Over the past forty years, the whole world has seen dramatic drops in birth rates with a demographic transition from high infant mortality and high birth rate to lower infant mortality, and lower birth rate. The United Nations projects that the number of children per woman will drop below replacement value in 2025—and continue falling. Current momentum will take the world’s population up to around nine billion, after which it, too, is expected to drop.

So, as you sit watching your television and drinking a beer, remember what yeasts do. That, as John Ciardi said, “Fermentation and civilization are inseparable.” And be thankful you are not like yeast.

Cheers.

Published by Norm Benson

My name is Norm Benson and I'm currently researching and writing a biography of Walter C. Lowdermilk. In addition to being a writer, I'm an avid homebrewer. I'm also a registered professional forester in California with thirty-five years of experience. My background includes forest management, fire fighting, law enforcement, teaching, and public information.

4 thoughts on “As we gallop toward 7 billion people, what can yeast teach us about population?

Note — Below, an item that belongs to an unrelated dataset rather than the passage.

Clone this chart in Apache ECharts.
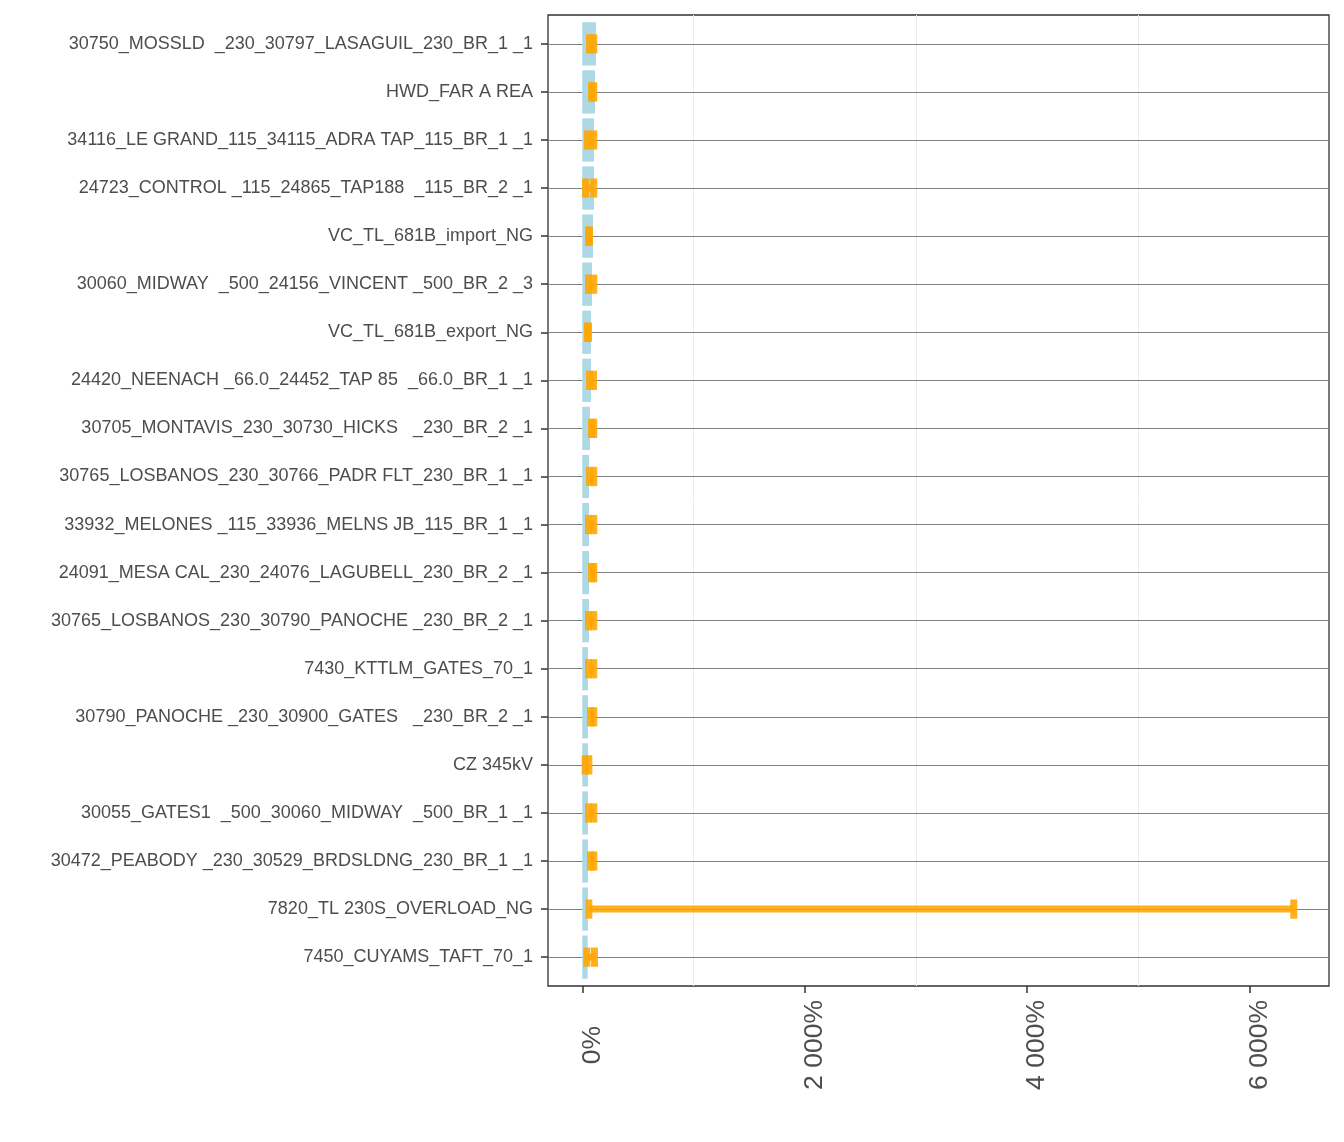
<!DOCTYPE html>
<html lang="en">
<head>
    <meta charset="UTF-8">
    <title>Constraint shadow price chart</title>
    <script src="https://cdn.jsdelivr.net/npm/echarts@6/dist/echarts.min.js"></script>
</head>
<style>
    body { margin: 0; padding: 0; background: #fff; }
    #main { width: 1344px; height: 1142px; }
</style>
<body>
<div id="main"></div>
<script>
    // categories, top to bottom
    var categories = [
        '30750_MOSSLD  _230_30797_LASAGUIL_230_BR_1 _1',
        'HWD_FAR A REA',
        '34116_LE GRAND_115_34115_ADRA TAP_115_BR_1 _1',
        '24723_CONTROL _115_24865_TAP188  _115_BR_2 _1',
        'VC_TL_681B_import_NG',
        '30060_MIDWAY  _500_24156_VINCENT _500_BR_2 _3',
        'VC_TL_681B_export_NG',
        '24420_NEENACH _66.0_24452_TAP 85  _66.0_BR_1 _1',
        '30705_MONTAVIS_230_30730_HICKS   _230_BR_2 _1',
        '30765_LOSBANOS_230_30766_PADR FLT_230_BR_1 _1',
        '33932_MELONES _115_33936_MELNS JB_115_BR_1 _1',
        '24091_MESA CAL_230_24076_LAGUBELL_230_BR_2 _1',
        '30765_LOSBANOS_230_30790_PANOCHE _230_BR_2 _1',
        '7430_KTTLM_GATES_70_1',
        '30790_PANOCHE _230_30900_GATES   _230_BR_2 _1',
        'CZ 345kV',
        '30055_GATES1  _500_30060_MIDWAY  _500_BR_1 _1',
        '30472_PEABODY _230_30529_BRDSLDNG_230_BR_1 _1',
        '7820_TL 230S_OVERLOAD_NG',
        '7450_CUYAMS_TAFT_70_1'
    ];

    // light blue bars (%)
    var barValues = [123, 114, 105, 105, 96, 87, 78, 78, 69, 60, 60, 60, 60, 51, 51, 51, 51, 51, 51, 48];

    // orange ranges (%)
    var rangeLow  = [65, 83, 47, 29, 56, 56, 47, 65, 83, 65, 56, 83, 56, 56, 74, 26, 56, 74, 59, 41];
    var rangeHigh = [103, 103, 103, 103, 65, 103, 56, 101, 103, 103, 103, 103, 103, 103, 103, 59, 103, 103, 6400, 110];

    // axis ticks
    var xTicks = [0, 2000, 4000, 6000];
    var xTickLabels = ['0%', '2 000%', '4 000%', '6 000%'];
    var xMinorGrid = [1000, 3000, 5000];

    var myChart = echarts.init(document.getElementById('main'));

    var yIndex = categories.map(function (c, i) { return i; });

    var option = {
        backgroundColor: '#ffffff',
        animation: false,
        textStyle: { fontFamily: 'Liberation Sans' },
        grid: {
            left: 548, right: 15, top: 15, bottom: 156,
            show: true, borderColor: '#333333', borderWidth: 1.3,
            backgroundColor: 'transparent',
            outerBoundsMode: 'none'
        },
        xAxis: {
            type: 'value',
            min: -308.5,
            max: 6717,
            axisLine: { show: false, onZero: false },
            splitLine: { show: false },
            axisTick: {
                customValues: xTicks, length: 7,
                lineStyle: { color: '#333333', width: 1.5 }
            },
            axisLabel: {
                customValues: xTicks,
                formatter: function (v) { return xTickLabels[xTicks.indexOf(v)]; },
                rotate: 90,
                align: 'center',
                verticalAlign: 'top',
                lineHeight: 20,
                fontSize: 26.5,
                margin: 59,
                color: '#4D4D4D'
            }
        },
        yAxis: {
            type: 'value',
            inverse: true,
            min: -0.6,
            max: 19.6,
            axisLine: { show: false, onZero: false },
            splitLine: { show: false },
            axisTick: {
                customValues: yIndex, length: 7,
                lineStyle: { color: '#333333', width: 1.5 }
            },
            axisLabel: {
                customValues: yIndex,
                formatter: function (v) { return categories[Math.round(v)]; },
                fontSize: 18,
                margin: 15,
                color: '#4D4D4D'
            }
        },
        series: [
            {
                type: 'custom',
                name: 'bars',
                z: 2,
                silent: true,
                data: barValues.map(function (v, i) { return [v, i]; }),
                encode: { x: 0, y: 1 },
                renderItem: function (params, api) {
                    var y = api.value(1);
                    var p0 = api.coord([0, y]);
                    var p1 = api.coord([api.value(0), y]);
                    var h = api.size([0, 0.9])[1];
                    return {
                        type: 'rect',
                        shape: { x: p0[0], y: p0[1] - h / 2, width: p1[0] - p0[0], height: h },
                        style: { fill: '#ADD8E6' }
                    };
                },
                markLine: {
                    z: 1,
                    silent: true,
                    symbol: ['none', 'none'],
                    label: { show: false },
                    lineStyle: { type: 'solid', width: 1, color: '#808080' },
                    data: xMinorGrid.map(function (v) {
                        return { xAxis: v, lineStyle: { color: '#EBEBEB', type: 'solid', width: 1 } };
                    }).concat(yIndex.map(function (i) { return { yAxis: i }; }))
                }
            },
            {
                type: 'custom',
                name: 'ranges',
                z: 3,
                silent: true,
                data: rangeLow.map(function (v, i) { return [v, rangeHigh[i], i]; }),
                encode: { x: [0, 1], y: 2 },
                renderItem: function (params, api) {
                    var y = api.value(2);
                    var lo = api.coord([api.value(0), y]);
                    var hi = api.coord([api.value(1), y]);
                    var capH = api.size([0, 0.4])[1];
                    var st = { stroke: 'rgba(255,165,0,0.88)', lineWidth: 7, lineCap: 'butt' };
                    return {
                        type: 'group',
                        children: [
                            { type: 'line', shape: { x1: lo[0], y1: lo[1], x2: hi[0], y2: hi[1] }, style: st },
                            { type: 'line', shape: { x1: lo[0], y1: lo[1] - capH / 2, x2: lo[0], y2: lo[1] + capH / 2 }, style: st },
                            { type: 'line', shape: { x1: hi[0], y1: hi[1] - capH / 2, x2: hi[0], y2: hi[1] + capH / 2 }, style: st }
                        ]
                    };
                }
            }
        ]
    };

    myChart.setOption(option);
</script>
</body>
</html>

  1. Your post reminded me. I need to feed my yeast–that is, put some more concentrated apple juice in the hard cider I’m fermenting.

    Those estimations for 2025 are interesting. I wonder if any particular population is skewing the results. I know China has been cutting back on babies, but there are other places that aren’t.

    1. What kind of yeast do you put in? Do you just plunk it in simple AJ?

      There are no countries that have not had drops in children per woman. That’s the amazing fact that everyone seems to have missed (or worse, ignored). Every country has had decreases. Check this Gapminder.org chart (they use UN and World Bank data primarily). Granted, many countries have higher than replacement numbers, but that’s because infant mortality in those places remains very high (best guess, it correlates but may not be “the” cause). Nonetheless, every country has seen it’s babies per woman decrease.

      1. Disclaimer: This is my first time trying cider. I followed some recipe online that hasn’t worked out to be exactly how I want it so far.

        I got a champagne yeast with high alcohol tolerance: Lalvin EC-1118. Two packs of that, mixed with some yeast nutrient, in 6 gallons of 100% apple juice with no preservatives. This probably isn’t the place for a full thesis on why it didn’t turn out, but suffice it to say that it was very watered down when I finished–I’ve been adding concentrated apple juice (with no preservatives) since, to give it more flavor. So far I’ve added two cans, and it did improve, so I’m going to add two more tonight (thanks for the reminder).